==== DATA TO PROCESS
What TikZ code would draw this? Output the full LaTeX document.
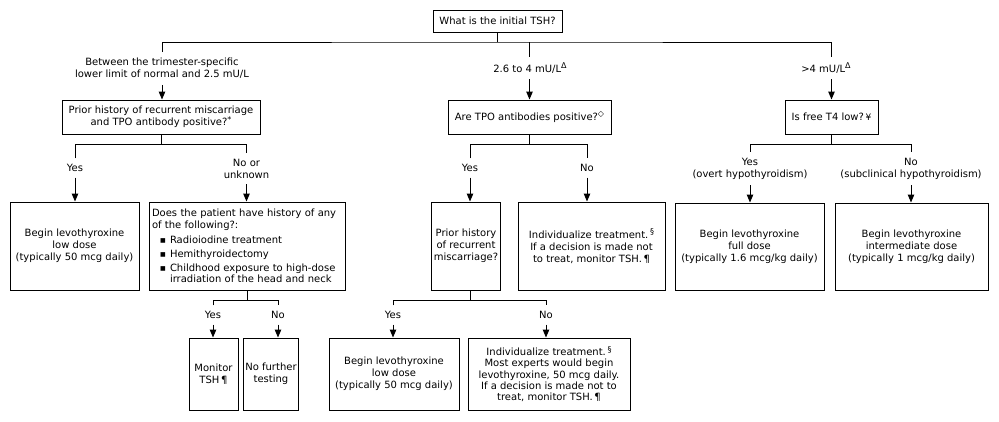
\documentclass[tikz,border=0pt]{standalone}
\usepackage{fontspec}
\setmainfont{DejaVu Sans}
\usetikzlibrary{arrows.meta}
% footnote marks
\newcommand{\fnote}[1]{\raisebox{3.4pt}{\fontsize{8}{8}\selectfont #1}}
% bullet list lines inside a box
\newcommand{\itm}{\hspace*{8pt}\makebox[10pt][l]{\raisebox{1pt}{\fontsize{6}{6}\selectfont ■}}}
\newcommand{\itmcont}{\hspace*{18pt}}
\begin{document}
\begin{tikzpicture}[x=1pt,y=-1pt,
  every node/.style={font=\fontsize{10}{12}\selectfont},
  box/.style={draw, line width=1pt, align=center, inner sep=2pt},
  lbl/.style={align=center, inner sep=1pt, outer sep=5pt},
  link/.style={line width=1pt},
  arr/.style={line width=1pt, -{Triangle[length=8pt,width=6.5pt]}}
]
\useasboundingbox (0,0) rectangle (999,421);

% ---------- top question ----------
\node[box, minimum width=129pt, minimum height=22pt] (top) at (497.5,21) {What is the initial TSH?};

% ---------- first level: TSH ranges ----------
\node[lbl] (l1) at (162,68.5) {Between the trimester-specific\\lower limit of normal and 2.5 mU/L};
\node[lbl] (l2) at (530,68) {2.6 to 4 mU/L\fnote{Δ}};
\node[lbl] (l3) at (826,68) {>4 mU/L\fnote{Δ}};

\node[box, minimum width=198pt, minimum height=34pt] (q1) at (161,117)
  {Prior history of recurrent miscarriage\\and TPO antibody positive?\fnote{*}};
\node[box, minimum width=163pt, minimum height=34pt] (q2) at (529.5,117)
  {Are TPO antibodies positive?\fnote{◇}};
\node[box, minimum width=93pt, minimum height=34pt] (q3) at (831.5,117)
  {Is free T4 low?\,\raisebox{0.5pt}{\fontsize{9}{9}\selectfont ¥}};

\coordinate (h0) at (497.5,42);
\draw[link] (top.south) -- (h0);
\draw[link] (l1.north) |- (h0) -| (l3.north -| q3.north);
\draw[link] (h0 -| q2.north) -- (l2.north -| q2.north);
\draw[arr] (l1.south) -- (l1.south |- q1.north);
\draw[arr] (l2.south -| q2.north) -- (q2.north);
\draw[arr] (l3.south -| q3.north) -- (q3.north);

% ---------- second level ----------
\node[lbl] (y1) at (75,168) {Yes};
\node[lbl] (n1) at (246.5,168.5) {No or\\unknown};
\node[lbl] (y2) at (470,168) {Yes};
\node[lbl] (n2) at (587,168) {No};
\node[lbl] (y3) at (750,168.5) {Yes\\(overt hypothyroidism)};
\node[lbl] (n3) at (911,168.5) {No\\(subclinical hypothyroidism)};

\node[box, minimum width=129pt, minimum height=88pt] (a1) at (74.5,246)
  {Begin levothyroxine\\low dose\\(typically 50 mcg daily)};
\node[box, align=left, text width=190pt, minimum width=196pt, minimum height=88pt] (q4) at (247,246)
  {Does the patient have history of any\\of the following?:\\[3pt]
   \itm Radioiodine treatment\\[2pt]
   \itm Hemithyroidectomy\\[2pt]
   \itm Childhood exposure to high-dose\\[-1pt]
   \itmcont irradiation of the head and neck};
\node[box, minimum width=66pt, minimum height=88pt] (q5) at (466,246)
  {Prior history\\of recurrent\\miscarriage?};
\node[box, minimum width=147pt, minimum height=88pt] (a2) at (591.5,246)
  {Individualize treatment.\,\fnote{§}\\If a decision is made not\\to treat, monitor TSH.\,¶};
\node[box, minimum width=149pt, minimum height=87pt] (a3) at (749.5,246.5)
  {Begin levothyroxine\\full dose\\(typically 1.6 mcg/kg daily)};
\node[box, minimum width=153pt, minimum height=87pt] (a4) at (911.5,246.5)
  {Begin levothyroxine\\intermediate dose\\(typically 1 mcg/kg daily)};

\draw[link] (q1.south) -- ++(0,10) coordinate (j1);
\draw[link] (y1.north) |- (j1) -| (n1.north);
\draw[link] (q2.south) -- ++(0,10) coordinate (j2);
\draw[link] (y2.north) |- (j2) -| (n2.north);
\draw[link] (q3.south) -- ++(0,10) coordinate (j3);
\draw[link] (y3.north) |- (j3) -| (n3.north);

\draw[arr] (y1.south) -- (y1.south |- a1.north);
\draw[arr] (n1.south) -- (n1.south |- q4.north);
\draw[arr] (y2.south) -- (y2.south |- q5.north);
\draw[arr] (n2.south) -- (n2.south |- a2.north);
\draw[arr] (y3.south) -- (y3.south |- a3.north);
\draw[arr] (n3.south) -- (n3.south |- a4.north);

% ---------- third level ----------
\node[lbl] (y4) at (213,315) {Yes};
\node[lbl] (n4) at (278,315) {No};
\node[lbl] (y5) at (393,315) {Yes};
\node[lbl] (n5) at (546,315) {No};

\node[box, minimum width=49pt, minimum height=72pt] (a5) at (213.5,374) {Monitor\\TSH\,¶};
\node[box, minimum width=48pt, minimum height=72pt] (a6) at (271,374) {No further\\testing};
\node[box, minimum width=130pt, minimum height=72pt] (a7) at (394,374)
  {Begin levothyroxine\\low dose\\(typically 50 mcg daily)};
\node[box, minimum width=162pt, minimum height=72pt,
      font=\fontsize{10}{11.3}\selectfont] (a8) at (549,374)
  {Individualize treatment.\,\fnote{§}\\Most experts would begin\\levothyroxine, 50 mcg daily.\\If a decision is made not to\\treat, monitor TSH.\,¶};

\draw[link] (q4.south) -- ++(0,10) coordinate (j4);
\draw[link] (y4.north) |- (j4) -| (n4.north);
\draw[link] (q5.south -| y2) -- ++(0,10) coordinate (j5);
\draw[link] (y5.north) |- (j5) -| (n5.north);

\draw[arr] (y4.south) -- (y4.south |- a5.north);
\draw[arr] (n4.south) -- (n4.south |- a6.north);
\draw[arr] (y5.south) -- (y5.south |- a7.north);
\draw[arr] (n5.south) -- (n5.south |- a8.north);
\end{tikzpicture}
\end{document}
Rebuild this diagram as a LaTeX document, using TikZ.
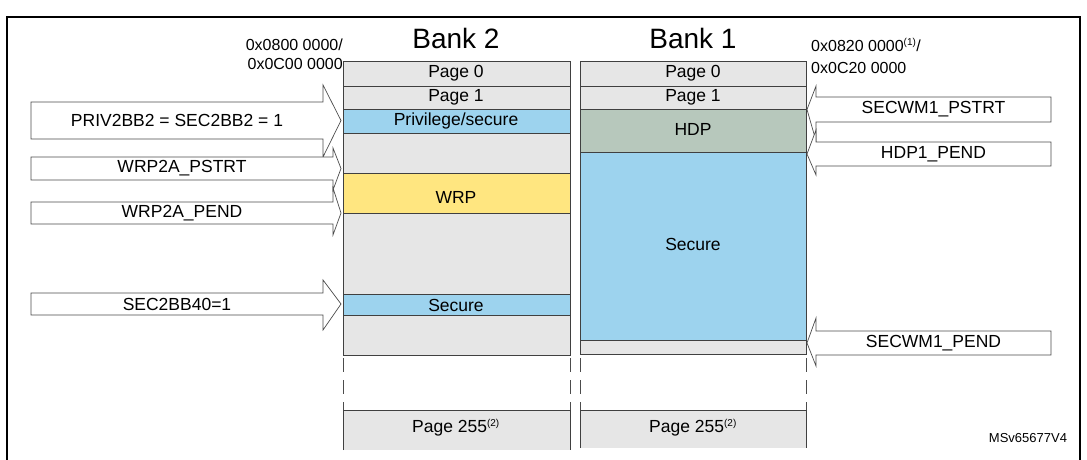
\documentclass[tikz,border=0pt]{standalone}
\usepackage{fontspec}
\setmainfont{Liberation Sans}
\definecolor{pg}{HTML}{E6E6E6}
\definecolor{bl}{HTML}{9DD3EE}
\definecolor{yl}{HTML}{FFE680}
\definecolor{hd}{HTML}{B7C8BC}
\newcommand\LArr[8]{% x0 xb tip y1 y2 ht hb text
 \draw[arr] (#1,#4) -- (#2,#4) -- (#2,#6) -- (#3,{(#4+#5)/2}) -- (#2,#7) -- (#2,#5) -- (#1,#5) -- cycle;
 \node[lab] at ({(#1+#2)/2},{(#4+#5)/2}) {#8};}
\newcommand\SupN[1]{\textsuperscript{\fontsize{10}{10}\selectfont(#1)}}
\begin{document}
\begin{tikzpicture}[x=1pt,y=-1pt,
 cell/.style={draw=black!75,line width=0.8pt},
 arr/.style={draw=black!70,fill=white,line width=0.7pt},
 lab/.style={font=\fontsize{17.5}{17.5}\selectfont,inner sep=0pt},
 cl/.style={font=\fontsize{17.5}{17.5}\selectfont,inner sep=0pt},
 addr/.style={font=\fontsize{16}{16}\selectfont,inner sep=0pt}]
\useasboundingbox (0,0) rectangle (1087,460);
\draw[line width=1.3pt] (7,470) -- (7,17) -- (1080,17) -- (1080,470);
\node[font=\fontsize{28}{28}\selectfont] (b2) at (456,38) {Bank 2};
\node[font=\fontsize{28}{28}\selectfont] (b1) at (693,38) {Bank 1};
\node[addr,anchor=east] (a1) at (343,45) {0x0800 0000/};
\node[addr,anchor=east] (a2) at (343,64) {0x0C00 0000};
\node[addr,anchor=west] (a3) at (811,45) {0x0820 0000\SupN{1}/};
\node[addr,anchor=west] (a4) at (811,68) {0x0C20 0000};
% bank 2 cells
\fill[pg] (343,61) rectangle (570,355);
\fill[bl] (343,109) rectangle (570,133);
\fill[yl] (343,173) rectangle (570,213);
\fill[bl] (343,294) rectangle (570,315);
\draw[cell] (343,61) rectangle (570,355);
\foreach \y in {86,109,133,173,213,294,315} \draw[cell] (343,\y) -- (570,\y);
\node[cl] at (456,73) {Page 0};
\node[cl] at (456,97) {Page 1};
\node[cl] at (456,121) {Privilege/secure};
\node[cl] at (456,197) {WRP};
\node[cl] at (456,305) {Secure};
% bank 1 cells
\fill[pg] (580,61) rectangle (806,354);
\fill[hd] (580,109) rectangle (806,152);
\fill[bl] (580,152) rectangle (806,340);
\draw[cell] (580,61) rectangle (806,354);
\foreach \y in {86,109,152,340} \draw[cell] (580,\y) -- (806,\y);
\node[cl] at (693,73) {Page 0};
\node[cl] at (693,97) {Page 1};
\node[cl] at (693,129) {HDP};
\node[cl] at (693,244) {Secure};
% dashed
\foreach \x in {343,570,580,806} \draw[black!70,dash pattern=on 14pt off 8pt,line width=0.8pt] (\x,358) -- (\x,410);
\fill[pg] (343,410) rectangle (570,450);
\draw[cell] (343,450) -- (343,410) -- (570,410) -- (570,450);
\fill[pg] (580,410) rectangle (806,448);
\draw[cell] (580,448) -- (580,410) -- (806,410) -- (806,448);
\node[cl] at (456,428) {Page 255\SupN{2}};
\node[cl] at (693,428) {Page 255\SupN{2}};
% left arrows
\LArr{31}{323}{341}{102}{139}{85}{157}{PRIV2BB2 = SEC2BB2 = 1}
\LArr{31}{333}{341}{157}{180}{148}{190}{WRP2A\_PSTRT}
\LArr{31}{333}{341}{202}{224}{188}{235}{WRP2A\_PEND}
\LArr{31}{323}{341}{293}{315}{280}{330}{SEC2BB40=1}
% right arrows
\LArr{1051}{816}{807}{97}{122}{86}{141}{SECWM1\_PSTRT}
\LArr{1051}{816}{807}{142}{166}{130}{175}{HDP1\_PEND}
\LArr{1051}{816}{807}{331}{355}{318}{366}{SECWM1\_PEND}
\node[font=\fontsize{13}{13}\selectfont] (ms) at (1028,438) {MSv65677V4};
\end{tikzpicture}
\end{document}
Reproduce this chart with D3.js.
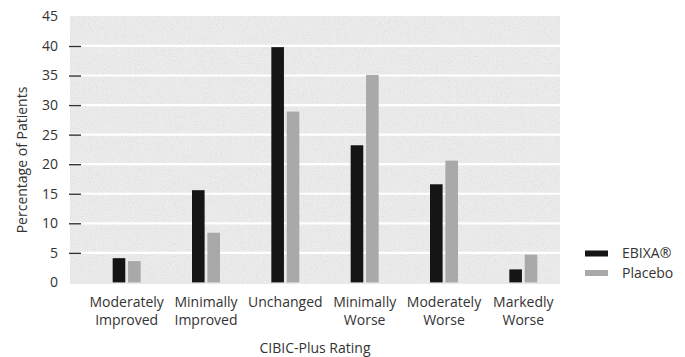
========
Extract, word for word, each line from the top of the data down to and including the line with "(l3) at (826,68)"; skip the pictures.

What TikZ code would draw this? Output the full LaTeX document.
\documentclass[tikz,border=0pt]{standalone}
\usepackage{fontspec}
\setmainfont{DejaVu Sans}
\usetikzlibrary{arrows.meta}
% footnote marks
\newcommand{\fnote}[1]{\raisebox{3.4pt}{\fontsize{8}{8}\selectfont #1}}
% bullet list lines inside a box
\newcommand{\itm}{\hspace*{8pt}\makebox[10pt][l]{\raisebox{1pt}{\fontsize{6}{6}\selectfont ■}}}
\newcommand{\itmcont}{\hspace*{18pt}}
\begin{document}
\begin{tikzpicture}[x=1pt,y=-1pt,
  every node/.style={font=\fontsize{10}{12}\selectfont},
  box/.style={draw, line width=1pt, align=center, inner sep=2pt},
  lbl/.style={align=center, inner sep=1pt, outer sep=5pt},
  link/.style={line width=1pt},
  arr/.style={line width=1pt, -{Triangle[length=8pt,width=6.5pt]}}
]
\useasboundingbox (0,0) rectangle (999,421);

% ---------- top question ----------
\node[box, minimum width=129pt, minimum height=22pt] (top) at (497.5,21) {What is the initial TSH?};

% ---------- first level: TSH ranges ----------
\node[lbl] (l1) at (162,68.5) {Between the trimester-specific\\lower limit of normal and 2.5 mU/L};
\node[lbl] (l2) at (530,68) {2.6 to 4 mU/L\fnote{Δ}};
\node[lbl] (l3) at (826,68) {>4 mU/L\fnote{Δ}};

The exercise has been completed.